Copy out the data below as written; omit any images.

>> Begin

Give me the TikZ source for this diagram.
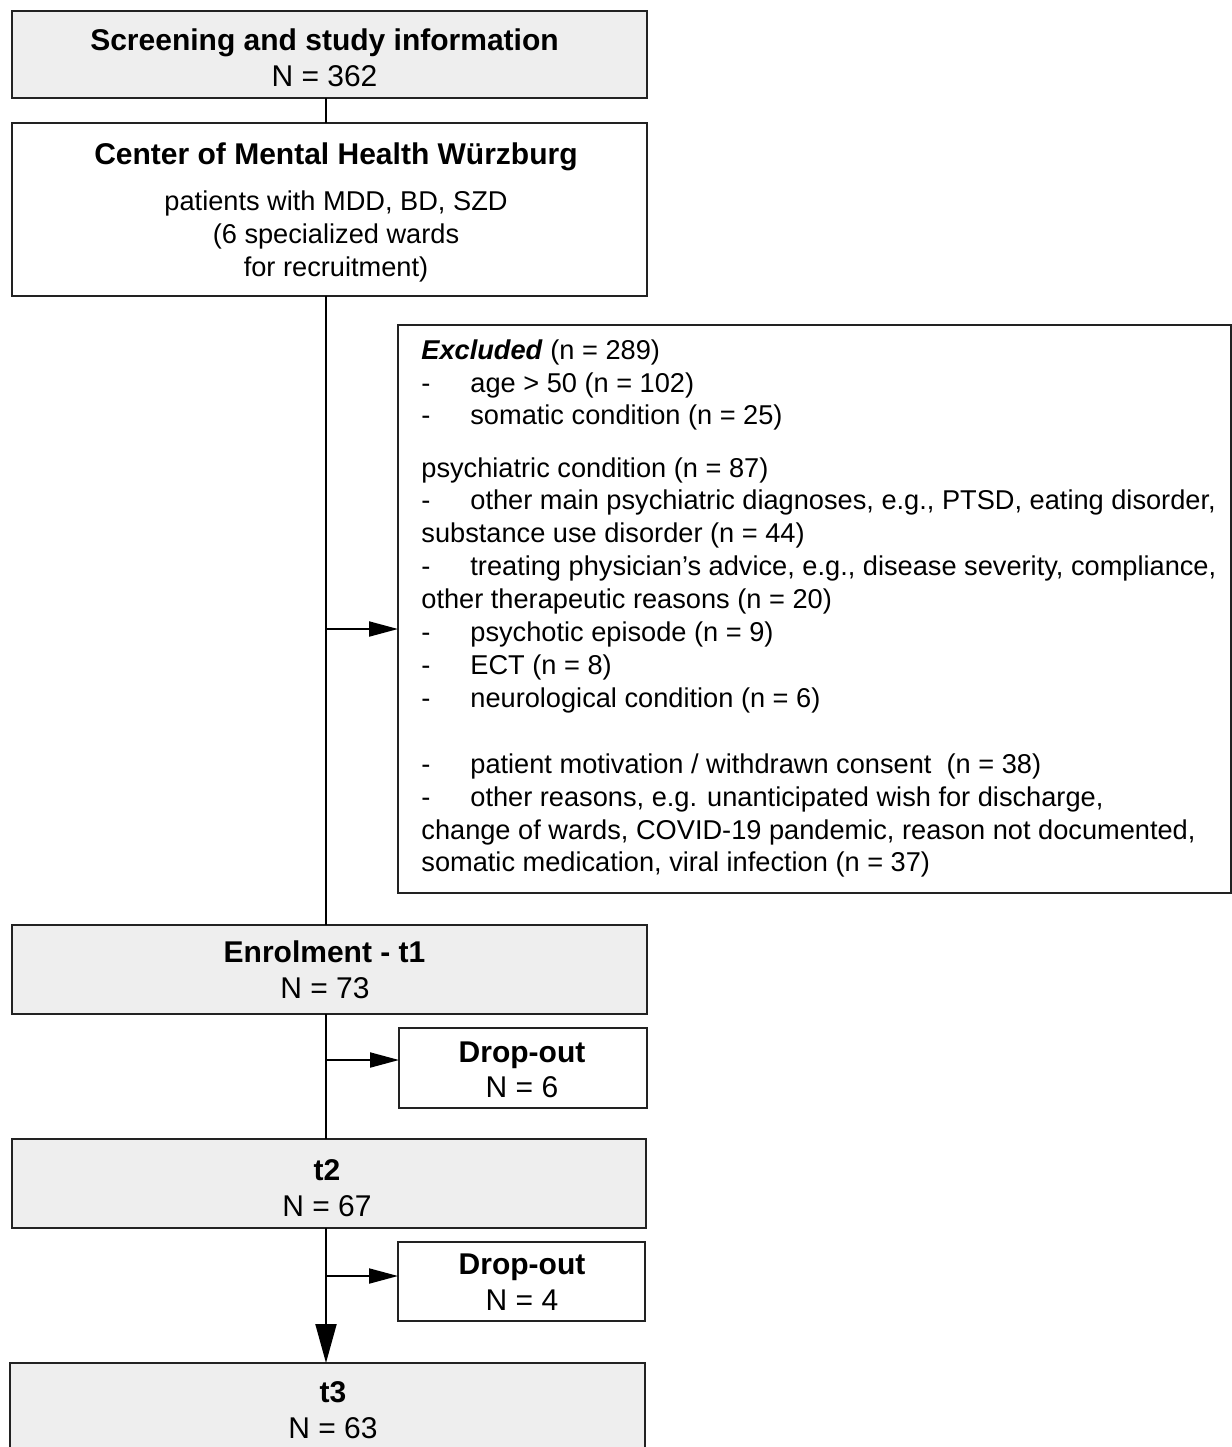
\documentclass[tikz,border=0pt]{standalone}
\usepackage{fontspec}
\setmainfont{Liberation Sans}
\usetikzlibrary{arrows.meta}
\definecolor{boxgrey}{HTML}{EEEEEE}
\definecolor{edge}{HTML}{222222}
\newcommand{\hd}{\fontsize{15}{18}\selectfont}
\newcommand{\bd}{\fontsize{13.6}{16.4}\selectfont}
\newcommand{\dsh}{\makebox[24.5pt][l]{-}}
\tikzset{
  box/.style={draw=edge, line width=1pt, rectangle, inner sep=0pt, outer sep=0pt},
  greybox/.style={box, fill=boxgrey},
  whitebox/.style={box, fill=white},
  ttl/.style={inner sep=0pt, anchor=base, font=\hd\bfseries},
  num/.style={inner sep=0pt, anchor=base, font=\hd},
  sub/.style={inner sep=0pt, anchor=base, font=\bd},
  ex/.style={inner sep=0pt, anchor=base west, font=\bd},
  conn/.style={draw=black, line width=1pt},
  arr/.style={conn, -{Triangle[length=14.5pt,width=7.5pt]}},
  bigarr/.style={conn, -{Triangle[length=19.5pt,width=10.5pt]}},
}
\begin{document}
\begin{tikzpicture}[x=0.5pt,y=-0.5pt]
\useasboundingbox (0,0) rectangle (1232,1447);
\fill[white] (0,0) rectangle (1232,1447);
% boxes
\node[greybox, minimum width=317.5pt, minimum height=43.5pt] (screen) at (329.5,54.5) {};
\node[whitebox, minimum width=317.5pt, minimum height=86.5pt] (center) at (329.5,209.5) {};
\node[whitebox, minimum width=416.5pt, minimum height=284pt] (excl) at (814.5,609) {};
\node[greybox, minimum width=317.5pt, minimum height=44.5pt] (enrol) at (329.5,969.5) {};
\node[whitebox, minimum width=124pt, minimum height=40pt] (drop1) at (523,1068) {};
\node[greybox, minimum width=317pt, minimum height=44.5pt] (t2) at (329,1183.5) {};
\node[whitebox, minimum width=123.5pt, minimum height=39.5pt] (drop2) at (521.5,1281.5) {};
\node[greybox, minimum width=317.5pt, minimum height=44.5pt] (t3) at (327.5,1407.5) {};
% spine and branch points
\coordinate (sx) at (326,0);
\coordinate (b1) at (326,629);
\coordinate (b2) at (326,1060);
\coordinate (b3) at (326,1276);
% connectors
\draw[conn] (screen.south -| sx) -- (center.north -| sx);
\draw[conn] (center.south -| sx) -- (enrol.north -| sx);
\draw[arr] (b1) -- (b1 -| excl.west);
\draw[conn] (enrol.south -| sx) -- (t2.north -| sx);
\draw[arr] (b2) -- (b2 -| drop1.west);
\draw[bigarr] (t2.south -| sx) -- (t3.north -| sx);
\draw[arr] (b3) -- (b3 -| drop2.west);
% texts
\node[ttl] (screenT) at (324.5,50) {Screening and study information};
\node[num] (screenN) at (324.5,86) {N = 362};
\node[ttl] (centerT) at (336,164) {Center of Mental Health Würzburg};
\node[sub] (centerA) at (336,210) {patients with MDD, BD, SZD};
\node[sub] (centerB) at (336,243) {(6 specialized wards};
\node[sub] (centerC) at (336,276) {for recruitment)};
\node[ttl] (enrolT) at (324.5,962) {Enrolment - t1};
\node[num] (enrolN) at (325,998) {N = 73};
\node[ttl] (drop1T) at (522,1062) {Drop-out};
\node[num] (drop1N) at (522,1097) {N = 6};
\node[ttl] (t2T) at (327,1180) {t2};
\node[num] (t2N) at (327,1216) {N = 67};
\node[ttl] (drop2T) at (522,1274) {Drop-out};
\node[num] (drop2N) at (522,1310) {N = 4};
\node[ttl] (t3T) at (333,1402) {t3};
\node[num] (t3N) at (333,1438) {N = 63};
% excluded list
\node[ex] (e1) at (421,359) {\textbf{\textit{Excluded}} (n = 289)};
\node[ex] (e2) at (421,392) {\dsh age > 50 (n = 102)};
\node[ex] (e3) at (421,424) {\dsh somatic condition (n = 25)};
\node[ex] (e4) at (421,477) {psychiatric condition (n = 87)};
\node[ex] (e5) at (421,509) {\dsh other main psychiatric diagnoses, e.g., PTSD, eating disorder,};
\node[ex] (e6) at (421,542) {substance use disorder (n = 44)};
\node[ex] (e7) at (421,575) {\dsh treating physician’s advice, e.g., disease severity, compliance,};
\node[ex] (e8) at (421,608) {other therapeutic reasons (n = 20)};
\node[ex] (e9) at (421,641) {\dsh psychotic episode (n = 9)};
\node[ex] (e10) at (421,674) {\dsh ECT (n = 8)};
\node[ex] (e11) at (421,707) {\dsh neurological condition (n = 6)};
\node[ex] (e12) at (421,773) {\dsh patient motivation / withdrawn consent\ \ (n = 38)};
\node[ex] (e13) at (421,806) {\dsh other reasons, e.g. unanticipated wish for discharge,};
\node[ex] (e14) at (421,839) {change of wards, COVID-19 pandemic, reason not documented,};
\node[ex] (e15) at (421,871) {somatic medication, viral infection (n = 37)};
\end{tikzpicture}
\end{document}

>> End

> **Answer in full**
Give me the TikZ source for this diagram.
\documentclass[tikz,border=0pt]{standalone}
\usepackage{fontspec}
\setmainfont{Liberation Sans}
\usetikzlibrary{arrows.meta}
\definecolor{boxgrey}{HTML}{EEEEEE}
\definecolor{edge}{HTML}{222222}
\newcommand{\hd}{\fontsize{15}{18}\selectfont}
\newcommand{\bd}{\fontsize{13.6}{16.4}\selectfont}
\newcommand{\dsh}{\makebox[24.5pt][l]{-}}
\tikzset{
  box/.style={draw=edge, line width=1pt, rectangle, inner sep=0pt, outer sep=0pt},
  greybox/.style={box, fill=boxgrey},
  whitebox/.style={box, fill=white},
  ttl/.style={inner sep=0pt, anchor=base, font=\hd\bfseries},
  num/.style={inner sep=0pt, anchor=base, font=\hd},
  sub/.style={inner sep=0pt, anchor=base, font=\bd},
  ex/.style={inner sep=0pt, anchor=base west, font=\bd},
  conn/.style={draw=black, line width=1pt},
  arr/.style={conn, -{Triangle[length=14.5pt,width=7.5pt]}},
  bigarr/.style={conn, -{Triangle[length=19.5pt,width=10.5pt]}},
}
\begin{document}
\begin{tikzpicture}[x=0.5pt,y=-0.5pt]
\useasboundingbox (0,0) rectangle (1232,1447);
\fill[white] (0,0) rectangle (1232,1447);
% boxes
\node[greybox, minimum width=317.5pt, minimum height=43.5pt] (screen) at (329.5,54.5) {};
\node[whitebox, minimum width=317.5pt, minimum height=86.5pt] (center) at (329.5,209.5) {};
\node[whitebox, minimum width=416.5pt, minimum height=284pt] (excl) at (814.5,609) {};
\node[greybox, minimum width=317.5pt, minimum height=44.5pt] (enrol) at (329.5,969.5) {};
\node[whitebox, minimum width=124pt, minimum height=40pt] (drop1) at (523,1068) {};
\node[greybox, minimum width=317pt, minimum height=44.5pt] (t2) at (329,1183.5) {};
\node[whitebox, minimum width=123.5pt, minimum height=39.5pt] (drop2) at (521.5,1281.5) {};
\node[greybox, minimum width=317.5pt, minimum height=44.5pt] (t3) at (327.5,1407.5) {};
% spine and branch points
\coordinate (sx) at (326,0);
\coordinate (b1) at (326,629);
\coordinate (b2) at (326,1060);
\coordinate (b3) at (326,1276);
% connectors
\draw[conn] (screen.south -| sx) -- (center.north -| sx);
\draw[conn] (center.south -| sx) -- (enrol.north -| sx);
\draw[arr] (b1) -- (b1 -| excl.west);
\draw[conn] (enrol.south -| sx) -- (t2.north -| sx);
\draw[arr] (b2) -- (b2 -| drop1.west);
\draw[bigarr] (t2.south -| sx) -- (t3.north -| sx);
\draw[arr] (b3) -- (b3 -| drop2.west);
% texts
\node[ttl] (screenT) at (324.5,50) {Screening and study information};
\node[num] (screenN) at (324.5,86) {N = 362};
\node[ttl] (centerT) at (336,164) {Center of Mental Health Würzburg};
\node[sub] (centerA) at (336,210) {patients with MDD, BD, SZD};
\node[sub] (centerB) at (336,243) {(6 specialized wards};
\node[sub] (centerC) at (336,276) {for recruitment)};
\node[ttl] (enrolT) at (324.5,962) {Enrolment - t1};
\node[num] (enrolN) at (325,998) {N = 73};
\node[ttl] (drop1T) at (522,1062) {Drop-out};
\node[num] (drop1N) at (522,1097) {N = 6};
\node[ttl] (t2T) at (327,1180) {t2};
\node[num] (t2N) at (327,1216) {N = 67};
\node[ttl] (drop2T) at (522,1274) {Drop-out};
\node[num] (drop2N) at (522,1310) {N = 4};
\node[ttl] (t3T) at (333,1402) {t3};
\node[num] (t3N) at (333,1438) {N = 63};
% excluded list
\node[ex] (e1) at (421,359) {\textbf{\textit{Excluded}} (n = 289)};
\node[ex] (e2) at (421,392) {\dsh age > 50 (n = 102)};
\node[ex] (e3) at (421,424) {\dsh somatic condition (n = 25)};
\node[ex] (e4) at (421,477) {psychiatric condition (n = 87)};
\node[ex] (e5) at (421,509) {\dsh other main psychiatric diagnoses, e.g., PTSD, eating disorder,};
\node[ex] (e6) at (421,542) {substance use disorder (n = 44)};
\node[ex] (e7) at (421,575) {\dsh treating physician’s advice, e.g., disease severity, compliance,};
\node[ex] (e8) at (421,608) {other therapeutic reasons (n = 20)};
\node[ex] (e9) at (421,641) {\dsh psychotic episode (n = 9)};
\node[ex] (e10) at (421,674) {\dsh ECT (n = 8)};
\node[ex] (e11) at (421,707) {\dsh neurological condition (n = 6)};
\node[ex] (e12) at (421,773) {\dsh patient motivation / withdrawn consent\ \ (n = 38)};
\node[ex] (e13) at (421,806) {\dsh other reasons, e.g. unanticipated wish for discharge,};
\node[ex] (e14) at (421,839) {change of wards, COVID-19 pandemic, reason not documented,};
\node[ex] (e15) at (421,871) {somatic medication, viral infection (n = 37)};
\end{tikzpicture}
\end{document}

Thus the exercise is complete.